*Short exercise*. Show all lines from the listing below that contain "this".

[Records with drawing code]
______

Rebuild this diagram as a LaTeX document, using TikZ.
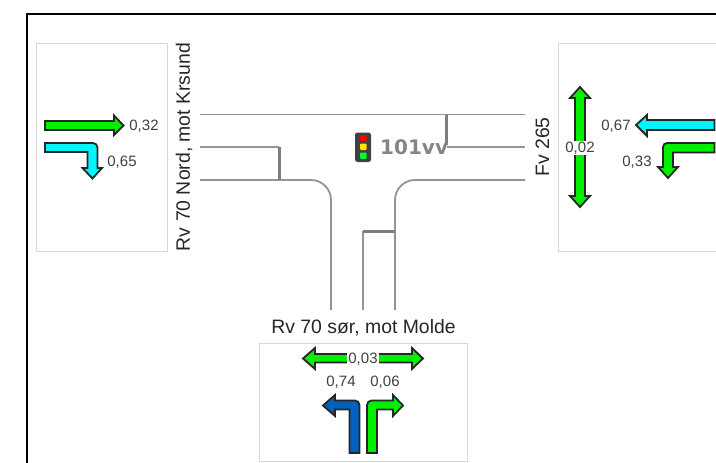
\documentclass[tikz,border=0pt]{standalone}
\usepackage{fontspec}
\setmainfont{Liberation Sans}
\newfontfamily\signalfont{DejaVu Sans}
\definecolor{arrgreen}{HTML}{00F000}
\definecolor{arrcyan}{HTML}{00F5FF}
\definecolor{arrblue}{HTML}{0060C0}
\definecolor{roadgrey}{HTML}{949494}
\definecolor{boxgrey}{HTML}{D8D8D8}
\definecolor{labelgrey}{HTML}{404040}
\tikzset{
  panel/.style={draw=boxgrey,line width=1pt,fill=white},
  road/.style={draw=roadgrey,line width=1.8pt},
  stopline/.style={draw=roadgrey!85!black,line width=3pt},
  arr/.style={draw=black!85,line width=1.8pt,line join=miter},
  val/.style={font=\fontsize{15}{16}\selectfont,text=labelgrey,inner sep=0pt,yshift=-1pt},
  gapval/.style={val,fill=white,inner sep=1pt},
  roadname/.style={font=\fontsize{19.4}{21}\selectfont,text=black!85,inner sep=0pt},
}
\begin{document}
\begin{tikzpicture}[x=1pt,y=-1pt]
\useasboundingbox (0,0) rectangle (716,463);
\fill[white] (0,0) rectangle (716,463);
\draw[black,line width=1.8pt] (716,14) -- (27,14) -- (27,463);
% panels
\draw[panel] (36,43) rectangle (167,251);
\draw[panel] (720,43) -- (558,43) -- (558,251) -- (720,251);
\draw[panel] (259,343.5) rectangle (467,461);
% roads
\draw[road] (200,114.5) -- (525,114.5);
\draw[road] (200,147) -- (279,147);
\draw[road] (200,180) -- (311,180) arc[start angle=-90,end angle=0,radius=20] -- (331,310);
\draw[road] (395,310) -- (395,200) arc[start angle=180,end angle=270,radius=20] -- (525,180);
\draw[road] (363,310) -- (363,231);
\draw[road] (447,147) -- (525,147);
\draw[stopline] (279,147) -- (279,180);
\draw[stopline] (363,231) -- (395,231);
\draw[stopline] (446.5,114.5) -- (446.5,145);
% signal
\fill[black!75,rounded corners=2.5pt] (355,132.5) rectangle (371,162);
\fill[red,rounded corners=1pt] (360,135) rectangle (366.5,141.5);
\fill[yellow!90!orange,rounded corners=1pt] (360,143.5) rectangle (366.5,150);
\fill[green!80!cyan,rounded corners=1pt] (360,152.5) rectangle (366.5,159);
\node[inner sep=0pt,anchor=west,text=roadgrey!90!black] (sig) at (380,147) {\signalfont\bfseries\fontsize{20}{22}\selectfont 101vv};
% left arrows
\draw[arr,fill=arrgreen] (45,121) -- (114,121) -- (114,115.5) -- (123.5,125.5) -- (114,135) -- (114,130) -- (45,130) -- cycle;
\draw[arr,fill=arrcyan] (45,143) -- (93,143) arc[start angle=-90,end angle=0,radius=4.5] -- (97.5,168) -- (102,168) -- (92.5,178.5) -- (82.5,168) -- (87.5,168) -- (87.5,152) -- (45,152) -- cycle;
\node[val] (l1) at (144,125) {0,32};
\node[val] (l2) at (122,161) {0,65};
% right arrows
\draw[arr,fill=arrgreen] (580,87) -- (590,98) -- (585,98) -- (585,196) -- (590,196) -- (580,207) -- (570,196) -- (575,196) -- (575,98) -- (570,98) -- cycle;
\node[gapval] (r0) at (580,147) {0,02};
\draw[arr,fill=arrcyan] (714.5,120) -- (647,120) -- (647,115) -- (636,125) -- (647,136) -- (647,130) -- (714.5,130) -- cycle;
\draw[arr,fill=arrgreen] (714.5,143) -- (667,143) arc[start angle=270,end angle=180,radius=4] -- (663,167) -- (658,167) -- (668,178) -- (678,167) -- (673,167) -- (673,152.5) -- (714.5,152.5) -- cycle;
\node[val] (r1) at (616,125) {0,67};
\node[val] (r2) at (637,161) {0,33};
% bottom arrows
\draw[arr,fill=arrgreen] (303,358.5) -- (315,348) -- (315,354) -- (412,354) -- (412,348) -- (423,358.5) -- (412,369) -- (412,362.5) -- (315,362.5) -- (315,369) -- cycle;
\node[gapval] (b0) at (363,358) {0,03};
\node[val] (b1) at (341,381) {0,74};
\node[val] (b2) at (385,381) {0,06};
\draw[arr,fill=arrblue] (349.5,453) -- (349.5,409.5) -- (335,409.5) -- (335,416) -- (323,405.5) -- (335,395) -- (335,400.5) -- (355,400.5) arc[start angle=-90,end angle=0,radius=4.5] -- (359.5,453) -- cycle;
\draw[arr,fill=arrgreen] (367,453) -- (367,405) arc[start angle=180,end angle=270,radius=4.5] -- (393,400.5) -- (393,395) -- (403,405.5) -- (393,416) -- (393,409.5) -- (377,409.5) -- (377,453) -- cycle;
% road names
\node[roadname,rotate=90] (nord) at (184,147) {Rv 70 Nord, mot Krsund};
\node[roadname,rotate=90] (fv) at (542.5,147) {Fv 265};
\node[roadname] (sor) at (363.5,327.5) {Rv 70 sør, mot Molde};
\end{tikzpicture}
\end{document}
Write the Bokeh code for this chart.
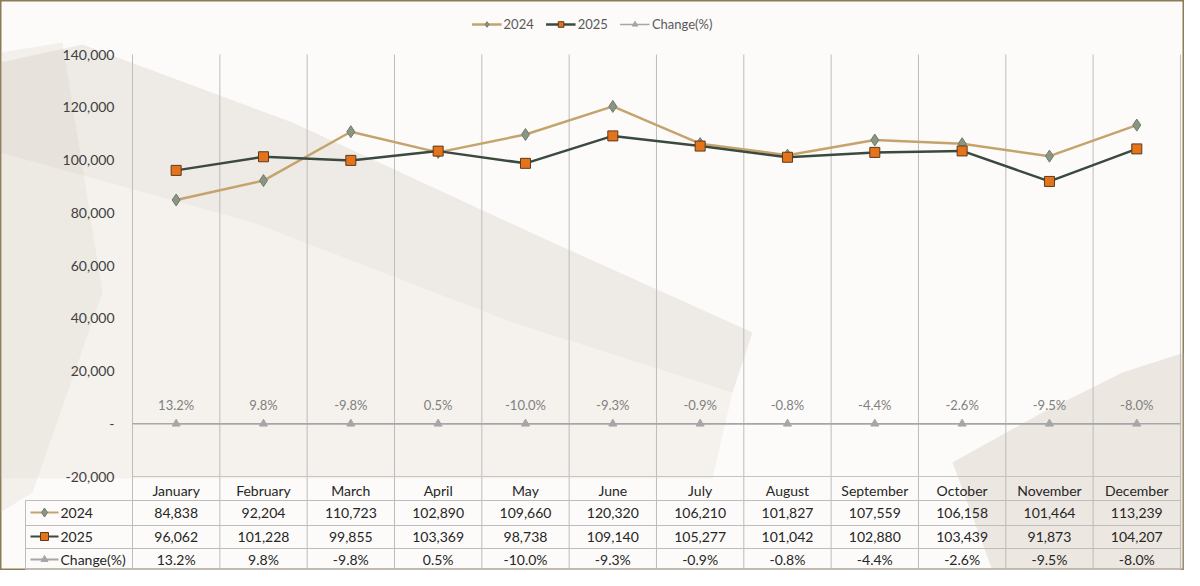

______

*Result of the exercise*.
Rebuild this diagram as a LaTeX document, using TikZ.
Write the Bokeh code for this chart.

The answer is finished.